REQUIRED WORK: Omit all pictures, then retype the data exactly as given.

RAW DATA:
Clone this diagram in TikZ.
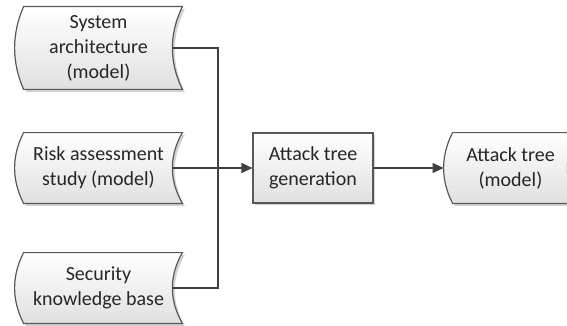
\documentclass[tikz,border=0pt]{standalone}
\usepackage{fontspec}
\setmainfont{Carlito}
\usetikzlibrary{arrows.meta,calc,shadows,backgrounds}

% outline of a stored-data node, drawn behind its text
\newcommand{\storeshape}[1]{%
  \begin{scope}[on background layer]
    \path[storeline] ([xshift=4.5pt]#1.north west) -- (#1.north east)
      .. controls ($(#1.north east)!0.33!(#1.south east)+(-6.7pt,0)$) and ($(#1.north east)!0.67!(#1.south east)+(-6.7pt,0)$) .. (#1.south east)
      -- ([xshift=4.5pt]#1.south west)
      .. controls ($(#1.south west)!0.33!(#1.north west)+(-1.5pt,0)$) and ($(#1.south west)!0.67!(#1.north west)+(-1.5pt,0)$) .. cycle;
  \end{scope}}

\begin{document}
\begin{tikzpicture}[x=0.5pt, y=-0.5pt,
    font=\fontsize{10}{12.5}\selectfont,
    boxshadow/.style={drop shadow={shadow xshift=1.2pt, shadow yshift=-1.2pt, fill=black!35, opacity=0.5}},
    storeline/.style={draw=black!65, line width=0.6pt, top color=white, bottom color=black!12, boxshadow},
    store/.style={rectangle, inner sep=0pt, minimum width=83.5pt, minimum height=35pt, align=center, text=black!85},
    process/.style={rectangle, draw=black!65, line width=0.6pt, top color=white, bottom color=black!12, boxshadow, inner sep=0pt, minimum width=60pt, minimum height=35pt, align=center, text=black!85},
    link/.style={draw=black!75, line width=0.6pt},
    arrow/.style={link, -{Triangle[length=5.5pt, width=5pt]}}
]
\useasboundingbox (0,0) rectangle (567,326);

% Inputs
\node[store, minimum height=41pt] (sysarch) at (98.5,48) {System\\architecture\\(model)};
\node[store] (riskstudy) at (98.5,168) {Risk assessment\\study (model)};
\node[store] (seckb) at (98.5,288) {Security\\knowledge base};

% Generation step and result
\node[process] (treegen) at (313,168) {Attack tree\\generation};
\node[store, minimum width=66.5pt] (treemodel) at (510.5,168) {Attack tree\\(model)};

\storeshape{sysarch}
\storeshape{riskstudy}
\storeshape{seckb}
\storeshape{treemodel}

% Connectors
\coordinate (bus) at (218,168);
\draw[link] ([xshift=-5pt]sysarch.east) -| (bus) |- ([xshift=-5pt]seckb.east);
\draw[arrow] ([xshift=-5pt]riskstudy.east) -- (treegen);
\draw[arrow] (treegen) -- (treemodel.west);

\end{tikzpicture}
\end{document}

SOLUTION TO THIS TASK:
Clone this diagram in TikZ.
\documentclass[tikz,border=0pt]{standalone}
\usepackage{fontspec}
\setmainfont{Carlito}
\usetikzlibrary{arrows.meta,calc,shadows,backgrounds}

% outline of a stored-data node, drawn behind its text
\newcommand{\storeshape}[1]{%
  \begin{scope}[on background layer]
    \path[storeline] ([xshift=4.5pt]#1.north west) -- (#1.north east)
      .. controls ($(#1.north east)!0.33!(#1.south east)+(-6.7pt,0)$) and ($(#1.north east)!0.67!(#1.south east)+(-6.7pt,0)$) .. (#1.south east)
      -- ([xshift=4.5pt]#1.south west)
      .. controls ($(#1.south west)!0.33!(#1.north west)+(-1.5pt,0)$) and ($(#1.south west)!0.67!(#1.north west)+(-1.5pt,0)$) .. cycle;
  \end{scope}}

\begin{document}
\begin{tikzpicture}[x=0.5pt, y=-0.5pt,
    font=\fontsize{10}{12.5}\selectfont,
    boxshadow/.style={drop shadow={shadow xshift=1.2pt, shadow yshift=-1.2pt, fill=black!35, opacity=0.5}},
    storeline/.style={draw=black!65, line width=0.6pt, top color=white, bottom color=black!12, boxshadow},
    store/.style={rectangle, inner sep=0pt, minimum width=83.5pt, minimum height=35pt, align=center, text=black!85},
    process/.style={rectangle, draw=black!65, line width=0.6pt, top color=white, bottom color=black!12, boxshadow, inner sep=0pt, minimum width=60pt, minimum height=35pt, align=center, text=black!85},
    link/.style={draw=black!75, line width=0.6pt},
    arrow/.style={link, -{Triangle[length=5.5pt, width=5pt]}}
]
\useasboundingbox (0,0) rectangle (567,326);

% Inputs
\node[store, minimum height=41pt] (sysarch) at (98.5,48) {System\\architecture\\(model)};
\node[store] (riskstudy) at (98.5,168) {Risk assessment\\study (model)};
\node[store] (seckb) at (98.5,288) {Security\\knowledge base};

% Generation step and result
\node[process] (treegen) at (313,168) {Attack tree\\generation};
\node[store, minimum width=66.5pt] (treemodel) at (510.5,168) {Attack tree\\(model)};

\storeshape{sysarch}
\storeshape{riskstudy}
\storeshape{seckb}
\storeshape{treemodel}

% Connectors
\coordinate (bus) at (218,168);
\draw[link] ([xshift=-5pt]sysarch.east) -| (bus) |- ([xshift=-5pt]seckb.east);
\draw[arrow] ([xshift=-5pt]riskstudy.east) -- (treegen);
\draw[arrow] (treegen) -- (treemodel.west);

\end{tikzpicture}
\end{document}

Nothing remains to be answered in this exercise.